Single Phase Collision detection

BSP trees

BSP trees are used for single phase collision detection. These can be used in two ways;

1. ray intersecting
2. tree merging

Using BSP trees for ray intersecting

Testing for ray intersecting objects in a scene is a useful procedure in graphics and games. It asks the question, "if I move along this direction, which objects will I hit?". This is an important question for path finding, interactive games and has applications in lighting and shadow calculations.

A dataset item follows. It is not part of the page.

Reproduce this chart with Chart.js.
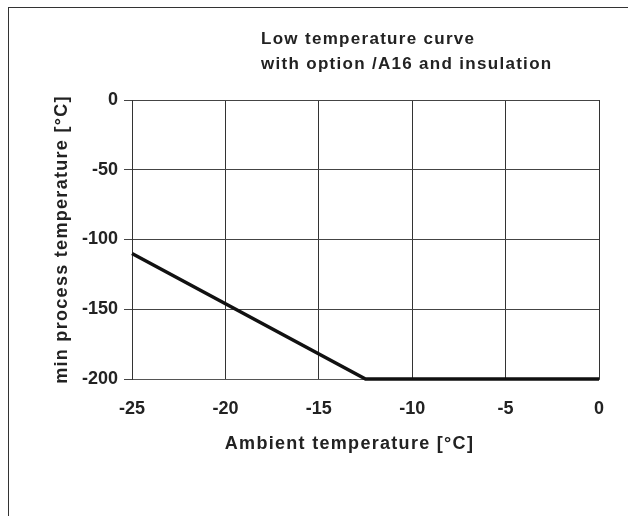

Testing for ray intersection is also a solution to the time-step problem, in which a collision might not be detected because the collision fell between two time steps. (An example of under sampling).

The test procedure is recursive, as usual;

testintersect(bsp_root,start_of_ray, end_of_ray);
...
...
test_intersect(node, s, e){
	check which side of plane for s and e
	if(s and e are on +ive side) // ray cannot intersect plane
		test_intersect(node.positivechild,s,e);
	else if(s and e are on -ive side)// ray cannot intersect plane
		test_intersect(node.negativechild,s,e);
	else{ // points on either side of plane
		find point of intersection (i) between ray and plane
		if( i is inside face)
			output intersection;
		// split ray in two and test the two pieces against the left and right sub trees
		p=point on positive side;
		n=point on negative side
		test_intersect(node.negativechild,n,i);	
		test_intersect(node.positivechild,p,i);	
	}
}
		

To test if a point is inside a triangle (or any polygon) test if the point is on the 'inside' of each edge of the triangle. Normals for each edge need to be maintained.

Collision detection using BSP tree merging

Given a local BSP tree for an object, it can be seen that the left most node corresponds to the inside of the object. We can merge two bsp trees to determine if their spaces overlap. By merging one tree with another, a collision is present if parts of the second tree are inserted into the leftmost node of the first tree.